(Or is that DISorientation?)

(Or maybe a simple case of disappointment? )

Downtown Dalian: Labour Park and Highrise Central. No view of the hills, or of the sea, that highlight this windswept little village of six million.

They’ve had a tropical summer in Dalian. My dry, windy Chinese city had wild thunderstorms last night and remains a humid mess of clingy air and greyness. Usually, the ocean winds blow away the smog, but not today. (Maybe it’s not all car exhaust this morning.) The gardens at the top of our hill are taller and more riotously green than I’ve seen them. The weeds make visions of compost dance in my fevered head. The last few weeks of our Canadian summer, plus a weekend near Los Angeles, were bright but surprisingly cool for August. Here, I go through several shirts a day, and I’m not even trying to move much.

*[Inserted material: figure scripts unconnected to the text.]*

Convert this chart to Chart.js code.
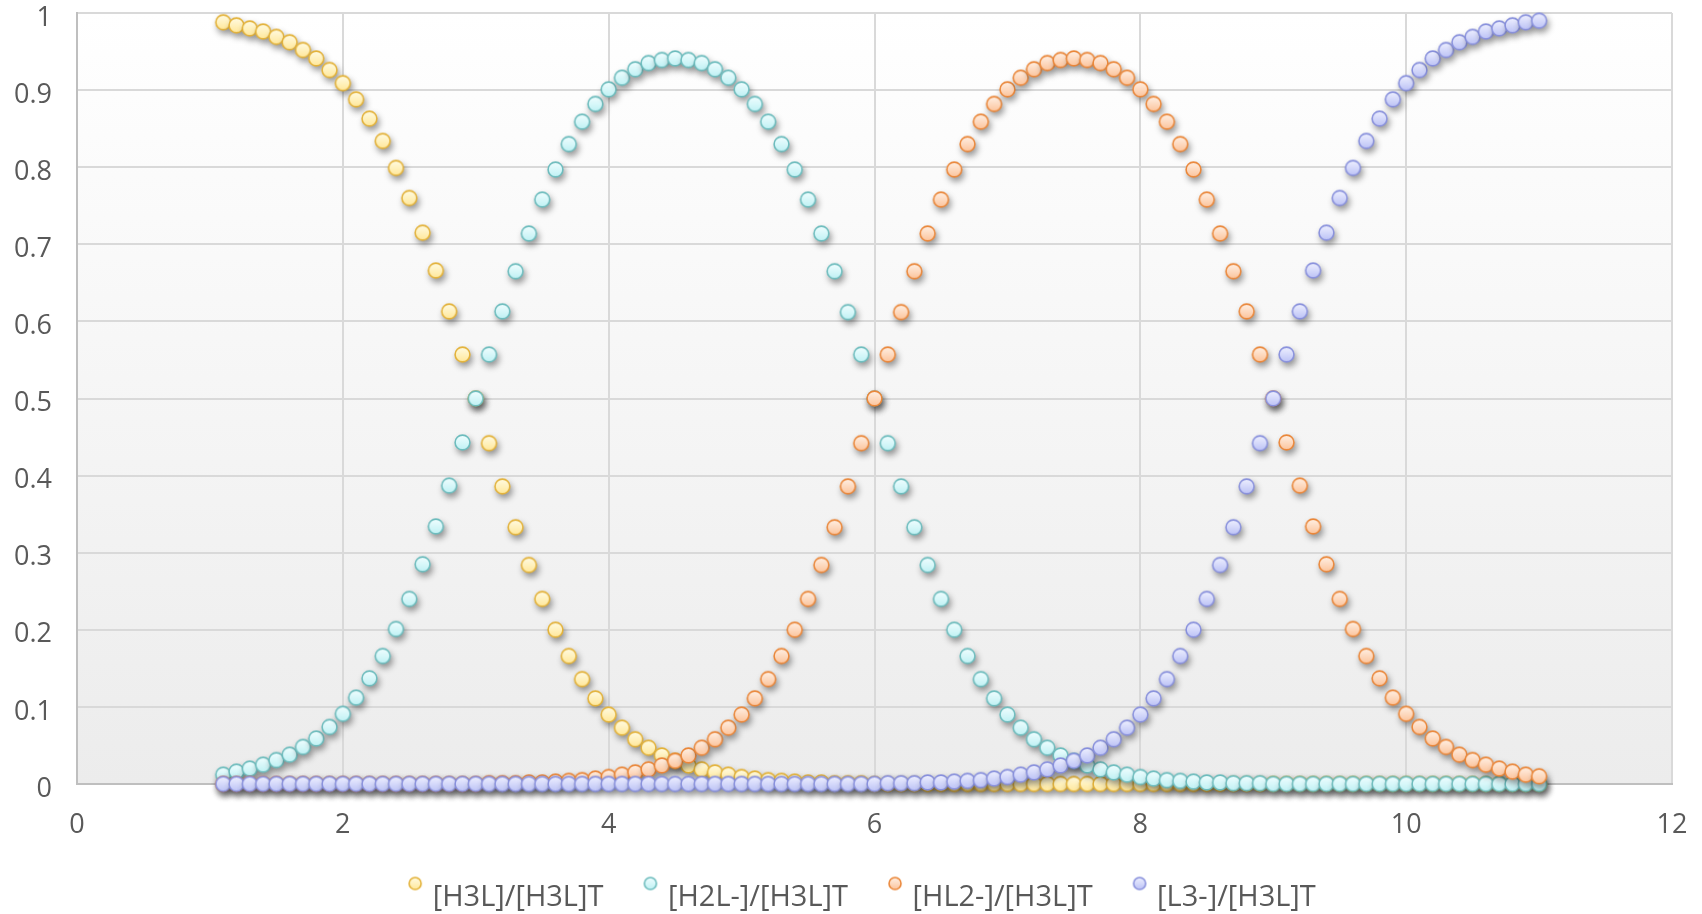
<!DOCTYPE html>
<html lang="en">
<head>
<meta charset="UTF-8">
<title>Species distribution vs pH</title>
<script src="https://cdn.jsdelivr.net/npm/chart.js"></script>
<style>
  html, body { margin: 0; padding: 0; background: #fff; }
  #chart { display: block; }
</style>
</head>
<body>
<canvas id="chart" width="1702" height="914"></canvas>
<script>
// pH values (x)
const pH = [
  1.1, 1.2, 1.3, 1.4, 1.5, 1.6, 1.7, 1.8, 1.9, 2.0,
  2.1, 2.2, 2.3, 2.4, 2.5, 2.6, 2.7, 2.8, 2.9, 3.0,
  3.1, 3.2, 3.3, 3.4, 3.5, 3.6, 3.7, 3.8, 3.9, 4.0,
  4.1, 4.2, 4.3, 4.4, 4.5, 4.6, 4.7, 4.8, 4.9, 5.0,
  5.1, 5.2, 5.3, 5.4, 5.5, 5.6, 5.7, 5.8, 5.9, 6.0,
  6.1, 6.2, 6.3, 6.4, 6.5, 6.6, 6.7, 6.8, 6.9, 7.0,
  7.1, 7.2, 7.3, 7.4, 7.5, 7.6, 7.7, 7.8, 7.9, 8.0,
  8.1, 8.2, 8.3, 8.4, 8.5, 8.6, 8.7, 8.8, 8.9, 9.0,
  9.1, 9.2, 9.3, 9.4, 9.5, 9.6, 9.7, 9.8, 9.9, 10.0,
  10.1, 10.2, 10.3, 10.4, 10.5, 10.6, 10.7, 10.8, 10.9, 11.0
];

const h3l = [
  0.988, 0.984, 0.980, 0.976, 0.969, 0.962, 0.952, 0.941, 0.926, 0.909,
  0.888, 0.863, 0.834, 0.799, 0.760, 0.715, 0.666, 0.613, 0.557, 0.500,
  0.442, 0.386, 0.333, 0.284, 0.240, 0.200, 0.166, 0.136, 0.111, 0.090,
  0.073, 0.058, 0.047, 0.037, 0.030, 0.024, 0.019, 0.015, 0.012, 0.009,
  0.007, 0.005, 0.004, 0.003, 0.002, 0.002, 0.001, 0.001, 0.001, 0,
  0, 0, 0, 0, 0, 0, 0, 0, 0, 0,
  0, 0, 0, 0, 0, 0, 0, 0, 0, 0,
  0, 0, 0, 0, 0, 0, 0, 0, 0, 0,
  0, 0, 0, 0, 0, 0, 0, 0, 0, 0,
  0, 0, 0, 0, 0, 0, 0, 0, 0, 0
];

const h2l = [
  0.012, 0.016, 0.020, 0.025, 0.031, 0.038, 0.048, 0.059, 0.074, 0.091,
  0.112, 0.137, 0.166, 0.201, 0.240, 0.285, 0.334, 0.387, 0.443, 0.500,
  0.557, 0.613, 0.665, 0.714, 0.758, 0.797, 0.830, 0.859, 0.882, 0.901,
  0.916, 0.927, 0.935, 0.939, 0.941, 0.939, 0.935, 0.927, 0.916, 0.901,
  0.882, 0.859, 0.830, 0.797, 0.758, 0.714, 0.665, 0.612, 0.557, 0.500,
  0.442, 0.386, 0.333, 0.284, 0.240, 0.200, 0.166, 0.136, 0.111, 0.090,
  0.073, 0.058, 0.047, 0.037, 0.030, 0.024, 0.019, 0.015, 0.012, 0.009,
  0.007, 0.005, 0.004, 0.003, 0.002, 0.002, 0.001, 0.001, 0.001, 0,
  0, 0, 0, 0, 0, 0, 0, 0, 0, 0,
  0, 0, 0, 0, 0, 0, 0, 0, 0, 0
];

const hl2 = [
  0, 0, 0, 0, 0, 0, 0, 0, 0, 0,
  0, 0, 0, 0, 0, 0, 0, 0, 0, 0,
  0.001, 0.001, 0.001, 0.002, 0.002, 0.003, 0.004, 0.005, 0.007, 0.009,
  0.012, 0.015, 0.019, 0.024, 0.030, 0.037, 0.047, 0.058, 0.073, 0.090,
  0.111, 0.136, 0.166, 0.200, 0.240, 0.284, 0.333, 0.386, 0.442, 0.500,
  0.557, 0.612, 0.665, 0.714, 0.758, 0.797, 0.830, 0.859, 0.882, 0.901,
  0.916, 0.927, 0.935, 0.939, 0.941, 0.939, 0.935, 0.927, 0.916, 0.901,
  0.882, 0.859, 0.830, 0.797, 0.758, 0.714, 0.665, 0.613, 0.557, 0.500,
  0.443, 0.387, 0.334, 0.285, 0.240, 0.201, 0.166, 0.137, 0.112, 0.091,
  0.074, 0.059, 0.048, 0.038, 0.031, 0.025, 0.020, 0.016, 0.012, 0.010
];

const l3 = [
  0, 0, 0, 0, 0, 0, 0, 0, 0, 0,
  0, 0, 0, 0, 0, 0, 0, 0, 0, 0,
  0, 0, 0, 0, 0, 0, 0, 0, 0, 0,
  0, 0, 0, 0, 0, 0, 0, 0, 0, 0,
  0, 0, 0, 0, 0, 0, 0, 0, 0, 0,
  0.001, 0.001, 0.001, 0.002, 0.002, 0.003, 0.004, 0.005, 0.007, 0.009,
  0.012, 0.015, 0.019, 0.024, 0.030, 0.037, 0.047, 0.058, 0.073, 0.090,
  0.111, 0.136, 0.166, 0.200, 0.240, 0.284, 0.333, 0.386, 0.442, 0.500,
  0.557, 0.613, 0.666, 0.715, 0.760, 0.799, 0.834, 0.863, 0.888, 0.909,
  0.926, 0.941, 0.952, 0.962, 0.969, 0.976, 0.980, 0.984, 0.988, 0.990
];

const seriesNames = ['[H3L]/[H3L]T', '[H2L-]/[H3L]T', '[HL2-]/[H3L]T', '[L3-]/[H3L]T'];
const seriesValues = [h3l, h2l, hl2, l3];
const lightColors = ['#fffbe2', '#f0feff', '#fff0e4', '#eef0ff'];
const fillColors = ['#ffe89a', '#bff1f4', '#fcc49c', '#bcc2f6'];
const edgeColors = ['#e3b23a', '#6dbcbd', '#ea873a', '#8890dc'];

const textColor = '#595959';
const fontFamily = "'Open Sans', 'Noto Sans', sans-serif";

// gradient-filled circle marker; lift > 0 raises the circle above the image centre
function makeMarker(light, fill, edge, r, lift) {
  const size = Math.ceil(r * 2 + 4);
  const c = document.createElement('canvas');
  c.width = size;
  c.height = size + lift * 2;
  const g = c.getContext('2d');
  const cx = size / 2;
  const cy = size / 2;
  const grad = g.createLinearGradient(0, cy - r, 0, cy + r);
  grad.addColorStop(0, light);
  grad.addColorStop(1, fill);
  g.beginPath();
  g.arc(cx, cy, r, 0, Math.PI * 2);
  g.fillStyle = grad;
  g.fill();
  g.lineWidth = 1.6;
  g.strokeStyle = edge;
  g.stroke();
  return c;
}

const pointMarkers = seriesNames.map((n, i) => makeMarker(lightColors[i], fillColors[i], edgeColors[i], 7.4, 0));
const legendMarkers = seriesNames.map((n, i) => makeMarker(lightColors[i], fillColors[i], edgeColors[i], 6, 14));

const plotBackground = {
  id: 'plotBackground',
  beforeDraw(chart) {
    const { ctx, chartArea: a } = chart;
    const grad = ctx.createLinearGradient(0, a.top, 0, a.bottom);
    grad.addColorStop(0, '#ffffff');
    grad.addColorStop(1, '#ececec');
    ctx.save();
    ctx.fillStyle = grad;
    ctx.fillRect(a.left, a.top, a.width, a.height);
    ctx.restore();
  }
};

const markerShadow = {
  id: 'markerShadow',
  beforeDatasetsDraw(chart) {
    const ctx = chart.ctx;
    ctx.save();
    ctx.shadowColor = 'rgba(0, 0, 0, 0.4)';
    ctx.shadowBlur = 6;
    ctx.shadowOffsetX = 2;
    ctx.shadowOffsetY = 4;
  },
  afterDatasetsDraw(chart) {
    chart.ctx.restore();
  }
};

// nudge the legend row to the right, as in the original
const legendShift = {
  id: 'legendShift',
  afterLayout(chart) {
    chart.legend.left += 28;
    chart.legend.right += 28;
  }
};

const datasets = seriesNames.map((name, i) => ({
  label: name,
  data: pH.map((x, j) => ({ x: x, y: seriesValues[i][j] })),
  pointStyle: pointMarkers[i],
  pointBackgroundColor: fillColors[i],
  pointBorderColor: edgeColors[i],
  backgroundColor: fillColors[i],
  borderColor: edgeColors[i],
  pointBorderWidth: 1.5,
  pointRadius: 8,
  pointHoverRadius: 8,
  showLine: false,
  order: 3 - i,   // later series drawn on top
  clip: false
}));

new Chart(document.getElementById('chart'), {
  type: 'scatter',
  data: { datasets },
  options: {
    responsive: false,
    animation: false,
    layout: { autoPadding: false, padding: { top: 13, right: 30, left: 0, bottom: -8 } },
    plugins: {
      tooltip: { enabled: false },
      legend: {
        position: 'bottom',
        labels: {
          usePointStyle: true,
          boxWidth: 6,
          boxHeight: 9,
          padding: 44,
          color: textColor,
          font: { family: fontFamily, size: 29 },
          sort: (a, b) => a.datasetIndex - b.datasetIndex,
          generateLabels(chart) {
            const items = Chart.defaults.plugins.legend.labels.generateLabels(chart);
            items.forEach(item => { item.pointStyle = legendMarkers[item.datasetIndex]; });
            return items;
          }
        }
      }
    },
    scales: {
      x: {
        type: 'linear',
        min: 0,
        max: 12,
        ticks: { stepSize: 2, padding: 25, color: textColor, font: { family: fontFamily, size: 27 } },
        grid: { color: '#d9d9d9', lineWidth: 2, drawTicks: false },
        border: { color: '#bfbfbf', width: 2 },
        afterFit(scale) {
          scale.height = 55;
          scale.paddingLeft = 0;
          scale.paddingRight = 0;
        }
      },
      y: {
        min: 0,
        max: 1,
        ticks: {
          stepSize: 0.1,
          padding: 25,
          labelOffset: 5,
          color: textColor,
          font: { family: fontFamily, size: 27 },
          callback: v => String(Number(v.toFixed(1)))
        },
        grid: { color: '#d9d9d9', lineWidth: 2, drawTicks: false },
        border: { color: '#bfbfbf', width: 2 },
        afterFit(scale) {
          scale.width = 77;
          scale.paddingTop = 0;
          scale.paddingBottom = 0;
        }
      }
    }
  },
  plugins: [plotBackground, markerShadow, legendShift]
});
</script>
</body>
</html>
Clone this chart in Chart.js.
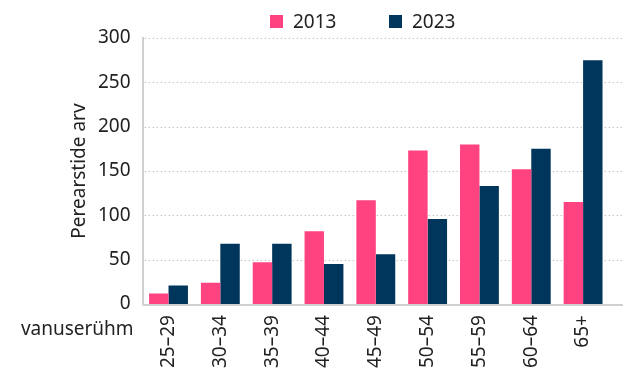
<!DOCTYPE html>
<html lang="et">
<head>
<meta charset="UTF-8">
<title>Perearstide arv vanuserühmiti</title>
<script src="https://cdn.jsdelivr.net/npm/chart.js"></script>
<style>
  html, body { margin: 0; padding: 0; background: #fff; }
  .wrap { position: relative; width: 623px; height: 386px; }
  .legend-item {
    position: absolute;
    top: 8px;
    font: 19px "Noto Sans", sans-serif;
    color: #222;
    display: flex;
    align-items: center;
  }
  .legend-item span.box {
    display: inline-block;
    width: 13px;
    height: 13px;
    margin-right: 10px;
  }
</style>
</head>
<body>
<div class="wrap">
  <div class="legend-item" style="left:270px"><span class="box" style="background:#ff4380"></span>2013</div>
  <div class="legend-item" style="left:389px"><span class="box" style="background:#00365b"></span>2023</div>
  <canvas id="chart" width="623" height="386"></canvas>
</div>

<script>
// data
const ageGroups = ['25–29', '30–34', '35–39', '40–44', '45–49', '50–54', '55–59', '60–64', '65+'];
const values2013 = [12, 24, 47, 82, 117, 173, 180, 152, 115];
const values2023 = [21, 68, 68, 45, 56, 96, 133, 175, 275];
const yMax = 300;
const yStep = 50;

const pink = '#ff4380';
const navy = '#00365b';
const font = { family: '"Noto Sans", sans-serif', size: 19 };

// dotted grid lines running to the right edge, baseline, axis titles
const extras = {
    id: 'extras',
    beforeDatasetsDraw(chart) {
        const { ctx, chartArea, scales: { y } } = chart;
        ctx.save();
        ctx.strokeStyle = '#c4c4c4';
        ctx.lineWidth = 1;
        ctx.setLineDash([1.5, 2.5]);
        y.ticks.forEach(t => {
            if (t.value === 0) return;
            const py = Math.round(y.getPixelForValue(t.value)) + 0.5;
            ctx.beginPath();
            ctx.moveTo(chartArea.left + 2, py);
            ctx.lineTo(chart.width, py);
            ctx.stroke();
        });
        ctx.restore();
    },
    afterDatasetsDraw(chart) {
        const { ctx, chartArea } = chart;
        ctx.save();
        ctx.strokeStyle = '#d0d0d0';
        ctx.lineWidth = 2;
        ctx.beginPath();
        ctx.moveTo(chartArea.left, chartArea.bottom + 1);
        ctx.lineTo(chart.width, chartArea.bottom + 1);
        ctx.stroke();

        ctx.fillStyle = '#222';
        ctx.font = '19px "Noto Sans", sans-serif';
        ctx.textAlign = 'right';
        ctx.textBaseline = 'middle';
        ctx.fillText('vanuserühm', chartArea.left - 9, chartArea.bottom + 26);

        // y title
        ctx.translate(80, (chartArea.top + chartArea.bottom) / 2);
        ctx.rotate(-Math.PI / 2);
        ctx.textAlign = 'center';
        ctx.fillText('Perearstide arv', 0, 0);
        ctx.restore();
    }
};

new Chart(document.getElementById('chart'), {
    type: 'bar',
    data: {
        labels: ageGroups,
        datasets: [
            { label: '2013', data: values2013, backgroundColor: pink },
            { label: '2023', data: values2023, backgroundColor: navy }
        ]
    },
    options: {
        responsive: false,
        animation: false,
        devicePixelRatio: 1,
        categoryPercentage: 0.75,
        barPercentage: 1,
        layout: { padding: { left: 86, right: 14, top: 38, bottom: 7 } },
        plugins: {
            legend: { display: false },
            tooltip: { enabled: false }
        },
        scales: {
            x: {
                grid: { display: false, drawTicks: false },
                border: { display: false },
                ticks: {
                    color: '#222',
                    font: font,
                    padding: 11,
                    minRotation: 90,
                    maxRotation: 90,
                    autoSkip: false
                }
            },
            y: {
                min: 0,
                max: yMax,
                grid: { display: false, drawTicks: false },
                border: { display: true, color: '#d0d0d0', width: 2 },
                ticks: { stepSize: yStep, color: '#222', font: font, padding: 12 }
            }
        }
    },
    plugins: [extras]
});
</script>
</body>
</html>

Marching music plays on an endless loop from the college next door, where this year’s pseudo-scholarly inputs are being put through their paces, without a hint of a metaphor. Their introduction to higher education, these future hairdressers and kitchen hands of China as well as their more highly tested university counterparts, is to march and march. There are team-building, patriotic and letting-off-steam aspects to the drill, but as bystanders our experience is one of martial music on repeat, amplified exhortations and ceaseless counting: Yi! Er! San! Si! Yi, er, san! Si!